Communiqué de presse - WP 261 : Compétitivité européenne: une analyse méta-frontière stochastique semi-paramétrique au niveau des entreprises

Compétitivité européenne: une analyse méta-frontière stochastique semi-paramétrique au niveau des entreprises

L’objet de cette étude est une comparaison entre pays portant sur la compétitivité des entreprises en Europe, mesurée par leur productivité, c’est-à-dire l’efficacité avec laquelle elles utilisent la technologie existante pour produire des biens et des services à partir d’un ensemble donné de facteurs de production. Cette analyse couvre dix secteurs manufacturiers dans sept pays de l’UE (Allemagne, Belgique, Espagne, Finlande, France, Italie et Royaume-Uni) au cours de la période 2002-2009.

Contrairement aux autres études de productivité à grande échelle au niveau des entreprises sur la production manufacturière, cette étude recourt à une méthodologie semi-paramétrique flexible qui n’impose pas a priori une relation fonctionnelle entre les facteurs de production et l’output. Cette méthodologie permet d’intégrer à la fois l’inefficacité et le "bruit" dans les données, ce qui est important puisqu’il est avéré que les données au niveau des entreprises pâtissent d’erreurs de mesure. Pour chaque secteur, une « méta-frontière » est estimée pour le groupe des sept pays, laquelle indique la plus haute valeur ajoutée qui peut être générée pour un certain niveau de facteurs de production(travail et capital), ainsi que des frontières spécifiques à chaque pays. Cela permet d’estimer quelle part de l’inefficacité relative des entreprises est due à un fossé technologique de leur pays par rapport au pays le plus efficace et quelle part est due à la distance séparant une entreprise de la frontière spécifique au pays déterminée par leurs concurrents les plus efficaces. La dynamique de la productivité est évaluée à l’aide d’un indicateur de type Hicks-Moorsteen de la croissance de la productivité globale des facteurs.

Cette étude montre que la Belgique et l’Allemagne (suivies par la France) s’avèrent être des acteurs de premier plan dans le domaine technologique (en ce qu’elles déterminent la frontière méta-technologique européenne) dans la plupart des secteurs considérés, tandis que les entreprises espagnoles accusent un fossé technologique spectaculaire par rapport à la frontière technologique internationale. Les écarts de compétitivité persistent au fil du temps, les estimations sur l’évolution de la productivité n’indiquant pas de rattrapage.
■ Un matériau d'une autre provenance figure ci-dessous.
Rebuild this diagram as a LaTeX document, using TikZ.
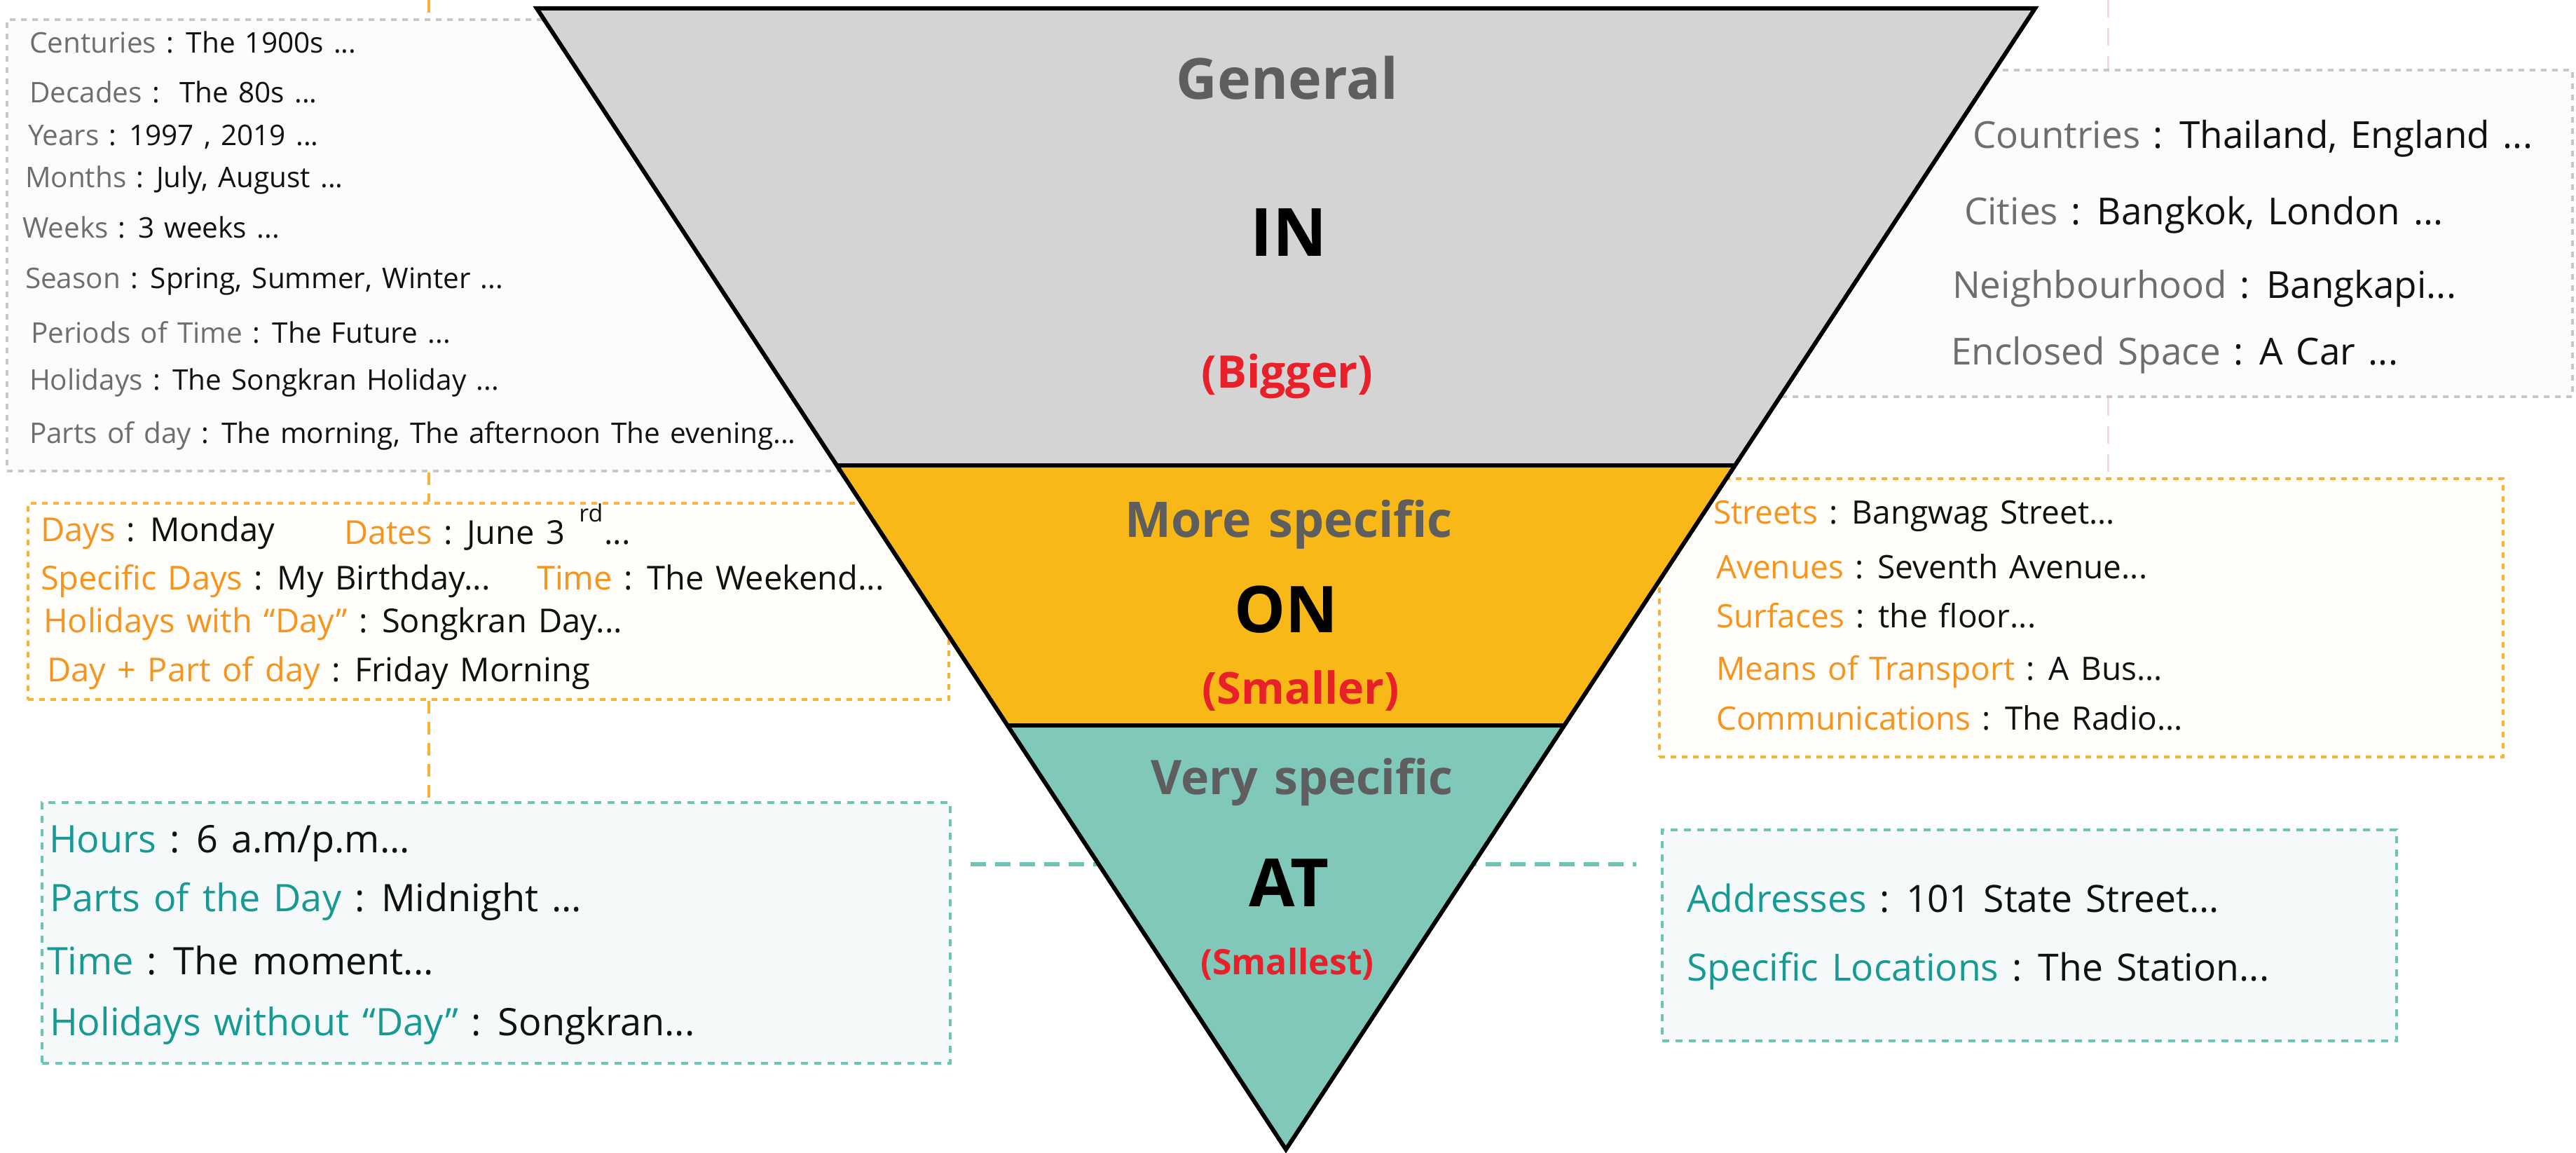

Ce ne sont pas les entrées ni les sorties du marché mais la croissance de la productivité interne aux entreprises et la réaffectation entre les entreprises en activité qui sont les principaux moteurs de la croissance de la productivité au niveau des entreprises. En particulier, la contribution relative de la croissance de l’efficacité des jeunes entreprises (entre 5 et 10 ans) est la principale explication de la croissance de la productivité au niveau des entreprises.

L’on constate des différences significatives entre pays dans l’évolution de l’efficacité des jeunes entreprises. En Finlande, les entreprises établies depuis moins de cinq ans sont en moyenne plus efficaces que leurs concurrentes établies depuis plus longtemps. En Belgique et en Allemagne, les nouvelles entreprises prennent plus de temps pour devenir efficaces, alors que les nouvelles entreprises italiennes et espagnoles semblent incapables, même dans un délai de dix ans suivant leur entrée sur le marché, de rattraper leurs concurrentes nationales établies depuis plus longtemps.

Les institutions qui encouragent la croissance des jeunes entreprises après leur entrée sur le marché sont censées favoriser la croissance de la productivité au niveau sectoriel. Alors que les entreprises débutantes risquent fortement d’être forcées de sortir du marché à un stade précoce, une faible proportion de nouvelles entreprises survivantes explique une part disproportionnée de la dynamique au niveau sectoriel, tant en matière d’emploi qu’en matière de croissance de la productivité. Les études existantes évoquent le rôle crucial que peuvent jouer les contraintes de crédit et les facteurs de demande en tant que freins à la croissance après l’entrée sur le marché. L’arbitrage qui, dans une certaine mesure, semble exister entre l’emploi et la croissance de la productivité complique la formulation d’une politique cohérente, dans la mesure où les politiques visant à accroître la productivité risquent d’aller à l’encontre des mesures qui visent à assurer l’employabilité des travailleurs à faible productivité.